+++ GIVEN DATA +++

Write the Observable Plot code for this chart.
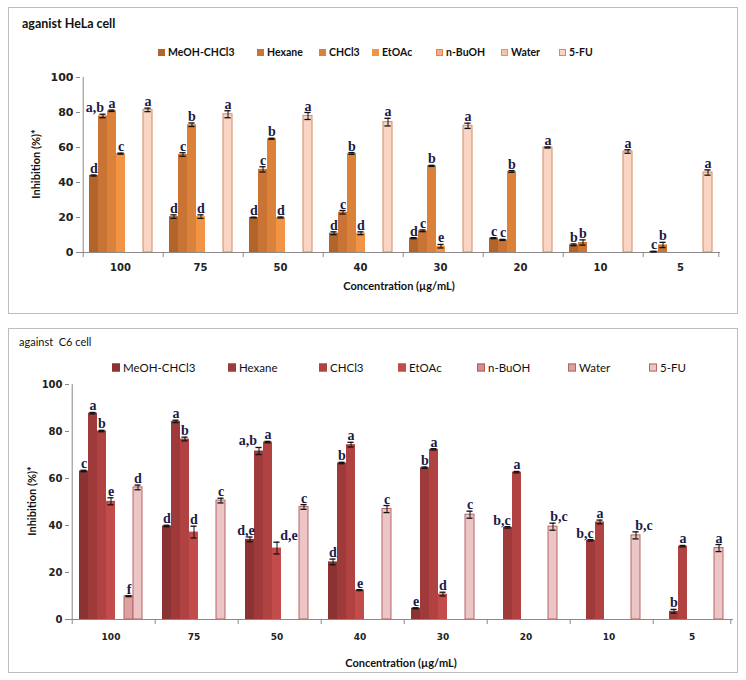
<!DOCTYPE html>
<html><head><meta charset="utf-8">
<script src="https://cdn.jsdelivr.net/npm/d3@7"></script>
<script src="https://cdn.jsdelivr.net/npm/@observablehq/plot@0.6"></script>
<style>
body{margin:0;background:#fff;}
#root{position:relative;width:746px;height:680px;}
.panel{position:absolute;left:8px;width:730px;border:1px solid #bdbdbd;box-sizing:border-box;background:#fff;}
.panel svg{position:absolute;left:0;}
.ttl{position:absolute;white-space:pre;font-family:Lato,sans-serif;color:#111;transform:translateY(-50%);}
.leg{position:absolute;white-space:pre;font-family:Lato,sans-serif;color:#111;transform:translateY(-50%);display:flex;align-items:center;}
.sw{display:inline-block;box-sizing:border-box;margin-right:3px;}
.ax{position:absolute;white-space:pre;font-family:Lato,sans-serif;font-weight:bold;color:#111;}
</style></head><body><div id="root"></div>
<script>
// ---------- data ----------
const concs = ["100","75","50","40","30","20","10","5"];
const seriesNames = ["MeOH-CHCl3","Hexane","CHCl3","EtOAc","n-BuOH","Water","5-FU"];
const yTicks = [0,20,40,60,80,100];
const xTitle = "Concentration (µg/mL)";
const yTitle = "Inhibition (%)*";

// HeLa panel
const helaTitle = "aganist HeLa cell";
const helaMeOH   = [44, 20.5, 20, 11, 8.2, 8.2, 4.4, 0.5];
const helaHexane = [78, 56, 47.5, 23, 12.4, 7.2, 5.7, 4.3];
const helaCHCl3  = [81, 73, 65, 56.6, 49.5, 46.3, null, null];
const helaEtOAc  = [56.5, 20.5, 20, 11, 3.6, null, null, null];
const helaBuOH   = [null, null, null, null, null, null, null, null];
const helaWater  = [null, null, null, null, null, null, null, null];
const hela5FU    = [81.5, 79, 78, 74.5, 72.4, 60, 57.7, 45.7];
const helaErrMeOH   = [0.3, 1, 0.2, 0.8, 0.3, 0.3, 0.5, 0.2];
const helaErrHexane = [1, 1, 1.5, 1, 0.5, 0.3, 1.5, 1.5];
const helaErrCHCl3  = [0.4, 1, 0.3, 0.5, 0.3, 0.5, null, null];
const helaErrEtOAc  = [0.3, 1, 0.3, 0.8, 1, null, null, null];
const helaErr5FU    = [1, 2, 2, 2.2, 1.5, 0.3, 1, 1.5];
const helaLetMeOH   = ["d","d","d","d","d","c","b","c"];
const helaLetHexane = ["a,b","c","c","c","c","c","b","b"];
const helaLetCHCl3  = ["a","b","b","b","b","b",null,null];
const helaLetEtOAc  = ["c","d","d","d","e",null,null,null];
const helaLet5FU    = ["a","a","a","a","a","a","a","a"];

// C6 panel
const c6Title = "against  C6 cell";
const c6MeOH   = [63.2, 39.8, 34.1, 24.5, 4.8, null, null, null];
const c6Hexane = [87.8, 84.3, 71.7, 66.6, 64.6, 39.2, 33.7, 3.5];
const c6CHCl3  = [80.2, 76.8, 75.5, 74.4, 72.4, 62.7, 41.5, 31.2];
const c6EtOAc  = [50.3, 37.2, 30.4, 12.5, 10.8, null, null, null];
const c6BuOH   = [null, null, null, null, null, null, null, null];
const c6Water  = [9.9, null, null, null, null, null, null, null];
const c65FU    = [56.2, 50.6, 47.9, 47, 44.6, 39.5, 35.8, 30.4];
const c6ErrMeOH   = [0.3, 0.3, 1, 1.2, 0.2, null, null, null];
const c6ErrHexane = [0.3, 0.5, 1.5, 0.3, 0.3, 0.3, 0.3, 0.8];
const c6ErrCHCl3  = [0.3, 0.8, 0.3, 1, 0.3, 0.3, 0.8, 0.3];
const c6ErrEtOAc  = [1.5, 2.5, 2.5, 0.2, 0.8, null, null, null];
const c6ErrWater  = [0.2, null, null, null, null, null, null, null];
const c6Err5FU    = [1, 1, 1, 1.5, 1.5, 1.5, 1.5, 1.5];
const c6LetMeOH   = ["c","d","d,e","d","e",null,null,null];
const c6LetHexane = ["a","a","a,b","b","b","b,c","b,c","b"];
const c6LetCHCl3  = ["b","b","a","a","a","a","a","a"];
const c6LetEtOAc  = ["e","d","d,e","e","d",null,null,null];
const c6LetWater  = ["f",null,null,null,null,null,null,null];
const c6Let5FU    = ["d","c","c","c","c","b,c","b,c","a"];

// colours
const helaFills   = ["#b3642b","#c97434","#db823a","#f29446","#f5ae88","#f8c4a8","#fad5c4"];
const helaStrokes = ["none","none","none","none","#e0844e","#e0956a","#d88a60"];
const c6Fills     = ["#8b3232","#9e3a3a","#b04242","#c24c4c","#d48e8e","#dba2a2","#ecc6c6"];
const c6Strokes   = ["none","none","none","none","#b55a5a","#b66565","#b86464"];

// layout nudges for hand-placed significance labels (px, horizontal)
const helaNudge = {"100|Hexane": -8};
const c6Nudge = {"50|MeOH-CHCl3": -4, "50|Hexane": -11, "50|EtOAc": 12,
  "20|Hexane": -6, "20|5-FU": 6, "10|Hexane": -6, "10|5-FU": 8};

// ---------- helpers ----------
function buildRows(vals, errs, lets, nudge) {
  const rows = [];
  seriesNames.forEach((s, si) => concs.forEach((c, ci) => {
    const v = vals[si][ci];
    if (v == null) return;
    rows.push({conc: c, series: s, value: v,
      err: (errs[si] && errs[si][ci] != null) ? errs[si][ci] : 0,
      letter: (lets[si] && lets[si][ci]) ? lets[si][ci] : "",
      nudge: nudge[c + "|" + s] || 0});
  }));
  return rows;
}
const none8 = [null,null,null,null,null,null,null,null];
const helaRows = buildRows(
  [helaMeOH, helaHexane, helaCHCl3, helaEtOAc, helaBuOH, helaWater, hela5FU],
  [helaErrMeOH, helaErrHexane, helaErrCHCl3, helaErrEtOAc, none8, none8, helaErr5FU],
  [helaLetMeOH, helaLetHexane, helaLetCHCl3, helaLetEtOAc, none8, none8, helaLet5FU], helaNudge);
const c6Rows = buildRows(
  [c6MeOH, c6Hexane, c6CHCl3, c6EtOAc, c6BuOH, c6Water, c65FU],
  [c6ErrMeOH, c6ErrHexane, c6ErrCHCl3, c6ErrEtOAc, none8, c6ErrWater, c6Err5FU],
  [c6LetMeOH, c6LetHexane, c6LetCHCl3, c6LetEtOAc, none8, c6LetWater, c6Let5FU], c6Nudge);

function chart(rows, cfg) {
  const plotW = cfg.width - cfg.ml - cfg.mr;
  const step = plotW / concs.length / (seriesNames.length + 2 * cfg.po);
  const edge = step * (0.5 + cfg.po);
  const capInset = Math.max(0, (step - 7) / 2);
  const axisColor = "#8a8a8a";
  const fillOf = d => cfg.fills[seriesNames.indexOf(d.series)];
  const strokeOf = d => cfg.strokes[seriesNames.indexOf(d.series)];
  const first = seriesNames[0], last = seriesNames[seriesNames.length - 1];
  const labelStyle = {fx: "conc", x: "series", y: d => d.value + d.err, text: "letter",
    lineAnchor: "bottom", dy: -2, fontFamily: "Liberation Serif", fontWeight: "bold", fontSize: 14, fill: "#1b1b45"};
  const nudges = Array.from(new Set(rows.map(d => d.nudge)));
  return Plot.plot({
    width: cfg.width, height: cfg.height,
    marginLeft: cfg.ml, marginRight: cfg.mr, marginTop: cfg.mt, marginBottom: cfg.mb,
    style: {background: "transparent", overflow: "visible"},
    fx: {domain: concs, padding: 0, label: null},
    x: {domain: seriesNames, paddingInner: 0, paddingOuter: cfg.po, axis: null},
    y: {domain: [0, 100], label: null},
    marks: [
      Plot.barY(rows, {fx: "conc", x: "series", y: "value", fill: fillOf, stroke: strokeOf, strokeWidth: 1}),
      Plot.ruleY([0], {stroke: axisColor}),
      Plot.ruleX(concs, {fx: d => d, x: () => first, y1: 0, y2: 0, insetBottom: -5, dx: -edge, stroke: axisColor}),
      Plot.ruleX([concs[concs.length - 1]], {fx: d => d, x: () => last, y1: 0, y2: 0, insetBottom: -5, dx: edge, stroke: axisColor}),
      Plot.ruleX([concs[0]], {fx: d => d, x: () => first, y1: 0, y2: 100, dx: -edge, stroke: axisColor}),
      Plot.axisY({ticks: yTicks, tickSize: 4, tickPadding: 3, fontFamily: "DejaVu Sans", fontWeight: "bold",
        fontSize: cfg.yFont, fill: "#222", stroke: axisColor, label: null}),
      Plot.axisFx({anchor: "bottom", tickSize: 0, tickPadding: cfg.fxPad, fontFamily: "DejaVu Sans", fontWeight: "bold",
        fontSize: cfg.xFont, fill: "#222", label: null}),
      Plot.ruleX(rows, {fx: "conc", x: "series", y1: d => d.value - d.err, y2: d => d.value + d.err, stroke: "#111", strokeWidth: 1}),
      Plot.tickY(rows, {fx: "conc", x: "series", y: d => d.value + d.err, stroke: "#111", strokeWidth: 1.3, insetLeft: capInset, insetRight: capInset}),
      Plot.tickY(rows, {fx: "conc", x: "series", y: d => d.value - d.err, stroke: "#111", strokeWidth: 1.3, insetLeft: capInset, insetRight: capInset}),
      ...nudges.map(n => Plot.text(rows.filter(d => d.letter && d.nudge === n), {...labelStyle, dx: n}))
    ]
  });
}

function panel(cfg) {
  const p = document.createElement("div");
  p.className = "panel";
  p.style.top = cfg.top + "px";
  p.style.height = cfg.h + "px";
  const t = document.createElement("div");
  t.className = "ttl";
  t.textContent = cfg.title;
  Object.assign(t.style, {left: cfg.titleX + "px", top: cfg.titleY + "px", fontSize: cfg.titleSize + "px", fontWeight: cfg.titleWeight});
  p.appendChild(t);
  seriesNames.forEach((s, i) => {
    const it = document.createElement("div");
    it.className = "leg";
    Object.assign(it.style, {left: cfg.legX[i] + "px", top: cfg.legY + "px", fontSize: cfg.legSize + "px", fontWeight: cfg.legWeight});
    const sw = document.createElement("span");
    sw.className = "sw";
    const st = cfg.strokes[i] === "none" ? cfg.fills[i] : cfg.strokes[i];
    Object.assign(sw.style, {width: cfg.sw + "px", height: cfg.sw + "px", background: cfg.fills[i], border: "1px solid " + st});
    it.appendChild(sw);
    it.appendChild(document.createTextNode(s));
    p.appendChild(it);
  });
  const svg = chart(cfg.rows, cfg);
  svg.style.top = cfg.svgTop + "px";
  p.appendChild(svg);
  const yt = document.createElement("div");
  yt.className = "ax";
  yt.textContent = yTitle;
  Object.assign(yt.style, {left: cfg.yTitleX + "px", top: cfg.yTitleY + "px", fontSize: cfg.axSize + "px",
    transform: "translate(-50%,-50%) rotate(-90deg)"});
  p.appendChild(yt);
  const xt = document.createElement("div");
  xt.className = "ax";
  xt.textContent = xTitle;
  Object.assign(xt.style, {left: cfg.xTitleX + "px", top: cfg.xTitleY + "px", fontSize: cfg.axSize + "px",
    transform: "translate(-50%,-50%)"});
  p.appendChild(xt);
  document.getElementById("root").appendChild(p);
}

panel({
  rows: helaRows, title: helaTitle, fills: helaFills, strokes: helaStrokes,
  top: 7, h: 307, titleX: 13, titleY: 15, titleSize: 12.5, titleWeight: "bold",
  legX: [149, 248, 310, 363, 427, 492, 550], legY: 44, legSize: 10.5, legWeight: "bold", sw: 7,
  svgTop: 54, width: 728, height: 250, ml: 69, mr: 16, mt: 15, mb: 60, po: 0.6,
  yFont: 11, xFont: 10, fxPad: 11,
  yTitleX: 26, yTitleY: 156, xTitleX: 390, xTitleY: 277, axSize: 11
});
panel({
  rows: c6Rows, title: c6Title, fills: c6Fills, strokes: c6Strokes,
  top: 328, h: 345, titleX: 10, titleY: 12, titleSize: 11, titleWeight: "normal",
  legX: [103, 219, 310, 389, 468, 559, 640], legY: 38, legSize: 11.5, legWeight: "normal", sw: 8,
  svgTop: 49, width: 728, height: 292, ml: 60, mr: 4, mt: 6, mb: 51, po: 0.69,
  yFont: 10, xFont: 9, fxPad: 14,
  yTitleX: 22, yTitleY: 172, xTitleX: 392, xTitleY: 333, axSize: 11
});
</script></body></html>
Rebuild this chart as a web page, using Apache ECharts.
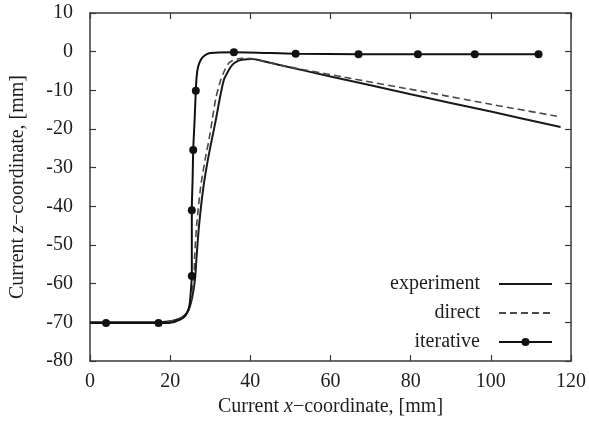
<!DOCTYPE html>
<html>
<head>
<meta charset="utf-8">
<script src="https://cdn.jsdelivr.net/npm/echarts@6/dist/echarts.min.js"></script>
<style>
  html, body { margin: 0; padding: 0; background: #fff; }
  #chart { width: 589px; height: 422px; }
</style>
</head>
<body>
<div id="chart"></div>
<script>
// Axis ticks
const xTicks = [0, 20, 40, 60, 80, 100, 120];
const zTicks = [-80, -70, -60, -50, -40, -30, -20, -10, 0, 10];

// Measured trajectory (experiment)
const expX = [0, 10, 18, 21, 23, 24.5, 25.5, 26.2, 26.6, 27.2, 28.3, 29.4, 30.4, 31.4, 32.4, 33.4, 34.5, 35.5, 36.7, 37.9, 40.4, 43, 47, 60, 80, 100, 117.4];
const expZ = [-70, -70, -69.9, -69.5, -68.7, -67, -63.5, -58.8, -53, -45, -35, -28, -22.7, -17.6, -12, -7.3, -5, -3.4, -2.5, -2.1, -1.9, -2.4, -3.4, -6.4, -11, -15.5, -19.5];

// Direct simulation
const dirX = [0, 10, 18, 21, 23, 24.5, 25.3, 25.9, 26.1, 26.6, 27.6, 28.7, 29.7, 30.5, 31.4, 32.6, 33.6, 34.6, 35.6, 36.7, 38, 40.4, 43, 47, 63.4, 84, 100, 116.5];
const dirZ = [-70, -70, -69.9, -69.5, -68.7, -67, -63.5, -58.8, -53, -45, -35, -28, -22.7, -17.6, -12, -7.3, -4.8, -3.0, -2.3, -1.9, -1.7, -1.8, -2.4, -3.4, -6.6, -10.5, -13.6, -16.7];

// Iterative simulation (curve)
const itX = [0, 4, 17.1, 20, 22.5, 24, 24.8, 25.2, 25.4, 25.4, 25.6, 25.75, 26.1, 26.4, 26.6, 27, 27.7, 28.6, 29.7, 32, 35.9, 51.3, 67, 81.8, 96, 111.9];
const itZ = [-70.2, -70.2, -70.2, -70.1, -69.3, -68, -65.7, -61.4, -58, -41, -33, -25.4, -17.6, -10.1, -6.5, -3.8, -2, -1, -0.4, -0.2, -0.15, -0.55, -0.65, -0.65, -0.65, -0.65];

// Iterative simulation (solution points)
const markX = [4, 17.1, 25.4, 25.4, 25.75, 26.4, 35.9, 51.3, 67, 81.8, 96, 111.9];
const markZ = [-70.2, -70.2, -58, -41, -25.4, -10.1, -0.15, -0.55, -0.65, -0.65, -0.65, -0.65];

const seriesNames = ['experiment', 'direct', 'iterative'];

const pairs = (xs, ys) => xs.map((x, i) => [x, ys[i]]);

const FONT = 'Liberation Serif';
const INK = '#1e1e1e';
const AXIS = '#3a3a3a';

const baseAxis = {
  axisLine: { show: true, onZero: false, lineStyle: { color: AXIS, width: 1.5 } },
  axisTick: { show: true, inside: true, length: 6, lineStyle: { color: AXIS, width: 1.2 } },
  splitLine: { show: false }
};

const titleRich = {
  a: { fontFamily: FONT, fontSize: 20, color: INK },
  i: { fontFamily: FONT, fontSize: 20, fontStyle: 'italic', color: INK }
};

const chart = echarts.init(document.getElementById('chart'), null, { renderer: 'canvas' });

chart.setOption({
  backgroundColor: '#fff',
  animation: false,
  grid: { left: 90, right: 13, top: 13, bottom: 60, containLabel: false },
  xAxis: [
    Object.assign({}, baseAxis, {
      type: 'value', position: 'bottom',
      min: xTicks[0], max: xTicks[xTicks.length - 1], interval: xTicks[1] - xTicks[0],
      axisLabel: { margin: 11, color: INK, fontFamily: FONT, fontSize: 20 },
      name: '{a|Current }{i|x}{a|\u2212coordinate, [mm]}',
      nameLocation: 'middle', nameGap: 36,
      nameTextStyle: { rich: titleRich }
    }),
    Object.assign({}, baseAxis, {
      type: 'value', position: 'top',
      min: xTicks[0], max: xTicks[xTicks.length - 1], interval: xTicks[1] - xTicks[0],
      axisLabel: { show: false }
    })
  ],
  yAxis: [
    Object.assign({}, baseAxis, {
      type: 'value', position: 'left',
      min: zTicks[0], max: zTicks[zTicks.length - 1], interval: zTicks[1] - zTicks[0],
      axisLabel: { margin: 17, color: INK, fontFamily: FONT, fontSize: 20 },
      name: '{a|Current }{i|z}{a|\u2212coordinate, [mm]}',
      nameLocation: 'middle', nameGap: 62, nameRotate: 90,
      nameTextStyle: { rich: titleRich }
    }),
    Object.assign({}, baseAxis, {
      type: 'value', position: 'right',
      min: zTicks[0], max: zTicks[zTicks.length - 1], interval: zTicks[1] - zTicks[0],
      axisLabel: { show: false }
    })
  ],
  legend: {
    data: [
      { name: seriesNames[0], itemStyle: { color: 'rgba(0,0,0,0)', borderWidth: 0 } },
      { name: seriesNames[1], itemStyle: { color: 'rgba(0,0,0,0)', borderWidth: 0 } },
      { name: seriesNames[2] }
    ],
    orient: 'vertical',
    right: 31, top: 269,
    align: 'right',
    itemWidth: 53, itemHeight: 10, itemGap: 9,
    textStyle: { fontFamily: FONT, fontSize: 20, color: INK, padding: [0, 14, 0, 0] }
  },
  series: [
    {
      name: seriesNames[0], type: 'line', data: pairs(expX, expZ),
      symbol: 'none', smooth: 0.25,
      lineStyle: { color: '#1a1a1a', width: 2 }, itemStyle: { color: '#1a1a1a' }
    },
    {
      name: seriesNames[1], type: 'line', data: pairs(dirX, dirZ),
      symbol: 'none', smooth: 0.25,
      lineStyle: { color: '#4a4a4a', width: 1.6, type: [7, 4] }, itemStyle: { color: '#4a4a4a' }
    },
    {
      name: seriesNames[2], type: 'line', data: pairs(itX, itZ),
      symbol: 'circle', symbolSize: 8, showSymbol: false, smooth: 0.25,
      lineStyle: { color: '#111', width: 2 }, itemStyle: { color: '#111' }
    },
    {
      name: 'iterative points', type: 'scatter', data: pairs(markX, markZ),
      symbol: 'circle', symbolSize: 8, z: 5,
      itemStyle: { color: '#111', opacity: 1 }
    }
  ]
});
</script>
</body>
</html>
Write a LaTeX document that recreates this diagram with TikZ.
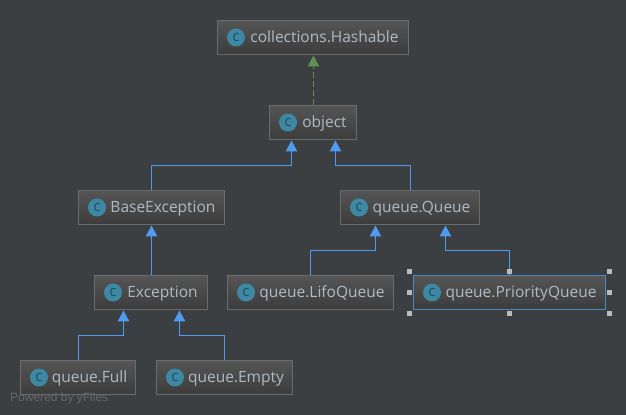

+++

» WHAT TO DO
Leave the pictures out and copy exactly the lines from the one with "Rebuild this chart" to the one with "const pairs = (xs, ys)", both included.

» PROBLEM SOLUTION
Rebuild this chart as a web page, using Apache ECharts.
<!DOCTYPE html>
<html>
<head>
<meta charset="utf-8">
<script src="https://cdn.jsdelivr.net/npm/echarts@6/dist/echarts.min.js"></script>
<style>
  html, body { margin: 0; padding: 0; background: #fff; }
  #chart { width: 589px; height: 422px; }
</style>
</head>
<body>
<div id="chart"></div>
<script>
// Axis ticks
const xTicks = [0, 20, 40, 60, 80, 100, 120];
const zTicks = [-80, -70, -60, -50, -40, -30, -20, -10, 0, 10];

// Measured trajectory (experiment)
const expX = [0, 10, 18, 21, 23, 24.5, 25.5, 26.2, 26.6, 27.2, 28.3, 29.4, 30.4, 31.4, 32.4, 33.4, 34.5, 35.5, 36.7, 37.9, 40.4, 43, 47, 60, 80, 100, 117.4];
const expZ = [-70, -70, -69.9, -69.5, -68.7, -67, -63.5, -58.8, -53, -45, -35, -28, -22.7, -17.6, -12, -7.3, -5, -3.4, -2.5, -2.1, -1.9, -2.4, -3.4, -6.4, -11, -15.5, -19.5];

// Direct simulation
const dirX = [0, 10, 18, 21, 23, 24.5, 25.3, 25.9, 26.1, 26.6, 27.6, 28.7, 29.7, 30.5, 31.4, 32.6, 33.6, 34.6, 35.6, 36.7, 38, 40.4, 43, 47, 63.4, 84, 100, 116.5];
const dirZ = [-70, -70, -69.9, -69.5, -68.7, -67, -63.5, -58.8, -53, -45, -35, -28, -22.7, -17.6, -12, -7.3, -4.8, -3.0, -2.3, -1.9, -1.7, -1.8, -2.4, -3.4, -6.6, -10.5, -13.6, -16.7];

// Iterative simulation (curve)
const itX = [0, 4, 17.1, 20, 22.5, 24, 24.8, 25.2, 25.4, 25.4, 25.6, 25.75, 26.1, 26.4, 26.6, 27, 27.7, 28.6, 29.7, 32, 35.9, 51.3, 67, 81.8, 96, 111.9];
const itZ = [-70.2, -70.2, -70.2, -70.1, -69.3, -68, -65.7, -61.4, -58, -41, -33, -25.4, -17.6, -10.1, -6.5, -3.8, -2, -1, -0.4, -0.2, -0.15, -0.55, -0.65, -0.65, -0.65, -0.65];

// Iterative simulation (solution points)
const markX = [4, 17.1, 25.4, 25.4, 25.75, 26.4, 35.9, 51.3, 67, 81.8, 96, 111.9];
const markZ = [-70.2, -70.2, -58, -41, -25.4, -10.1, -0.15, -0.55, -0.65, -0.65, -0.65, -0.65];

const seriesNames = ['experiment', 'direct', 'iterative'];

const pairs = (xs, ys) => xs.map((x, i) => [x, ys[i]]);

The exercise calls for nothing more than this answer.